ドイツのクリスマスマーケット襲撃、犯行に使った車に容疑者の遺書…周到に計画か
【ベルリン=工藤彩香】ドイツ誌シュピーゲルによると、独東部マグデブルクで20日に起きたクリスマスマーケット襲撃事件で、容疑者のサウジアラビア出身の医師の男(50)が犯行に使ったレンタカーに遺書を残していた。
報道によると、遺書には自身の死後、全財産をドイツ赤十字社に寄付すると書かれていた。犯行動機につながる政治的な記述はなかった。男は11月以降、マグデブルクを複数回訪問し、犯行9日前の11日にレンタカーを借りていた。事前に周到に計画し、犯行に及んだとみられる。

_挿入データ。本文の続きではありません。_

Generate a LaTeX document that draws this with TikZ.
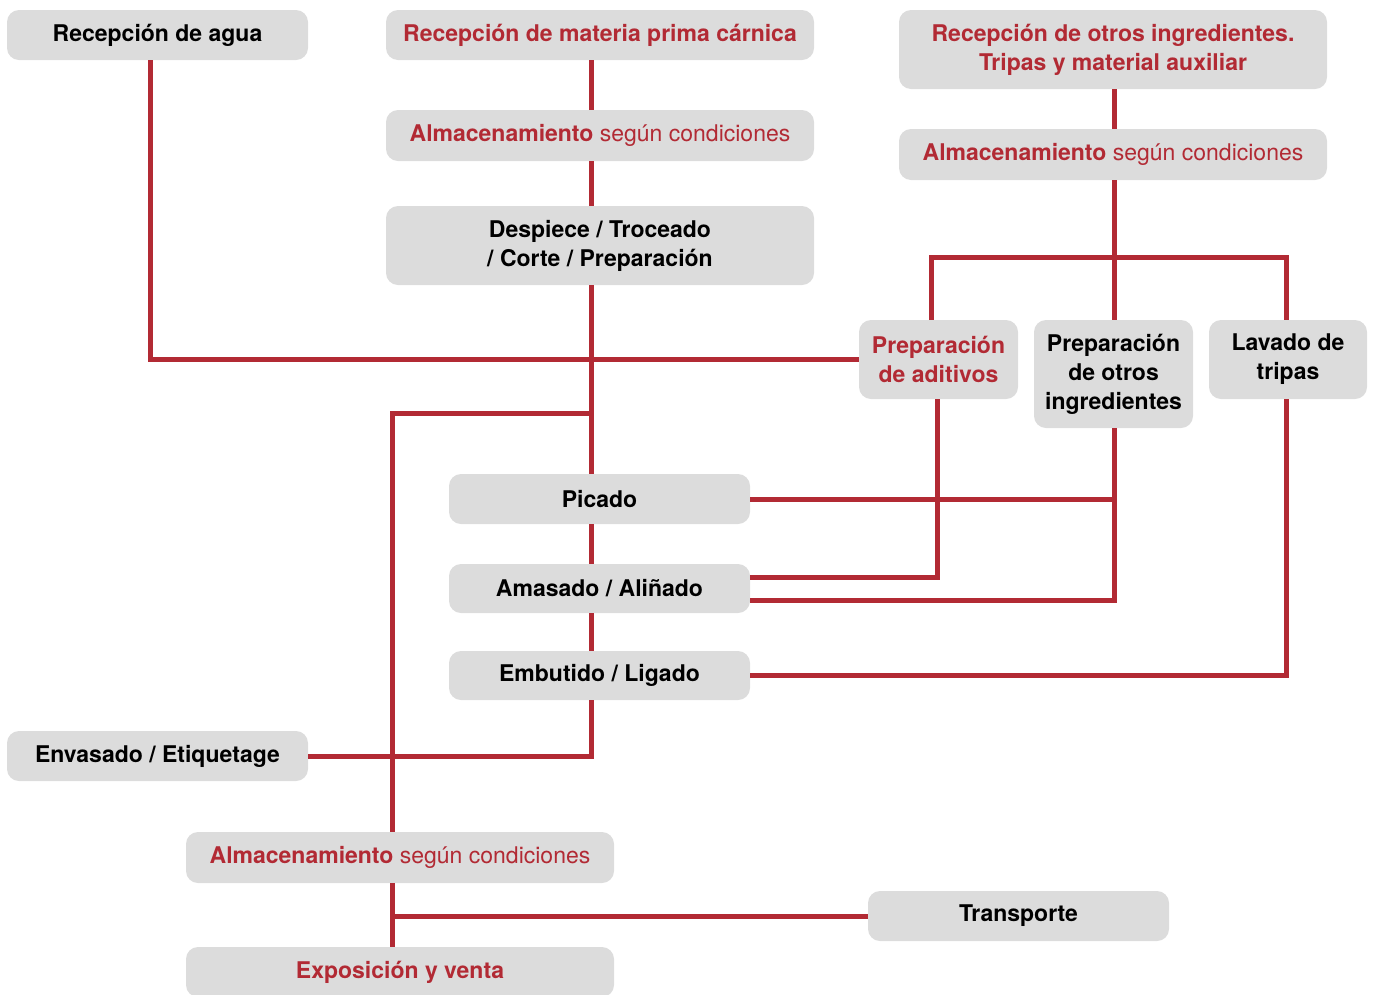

男はサウジから亡命した反イスラム主義の活動家で、移民排斥を訴える右派政党「ドイツのための選択肢(AfD)」を支持し、イスラム教徒に寛容なドイツの移民政策を批判していた。捜査当局は、男がイスラム教徒に対する独政府の対応に一方的に不満を募らせたとみて、動機の解明を進めている。
一方、マグデブルクでは23日、AfD支持者による大規模デモが行われた。AfDのアリス・ワイデル共同党首も駆けつけ、「亡命を認めた国の国民をさげすみ、殺すような人間は、私たちの国には属さない」と犯行を非難した。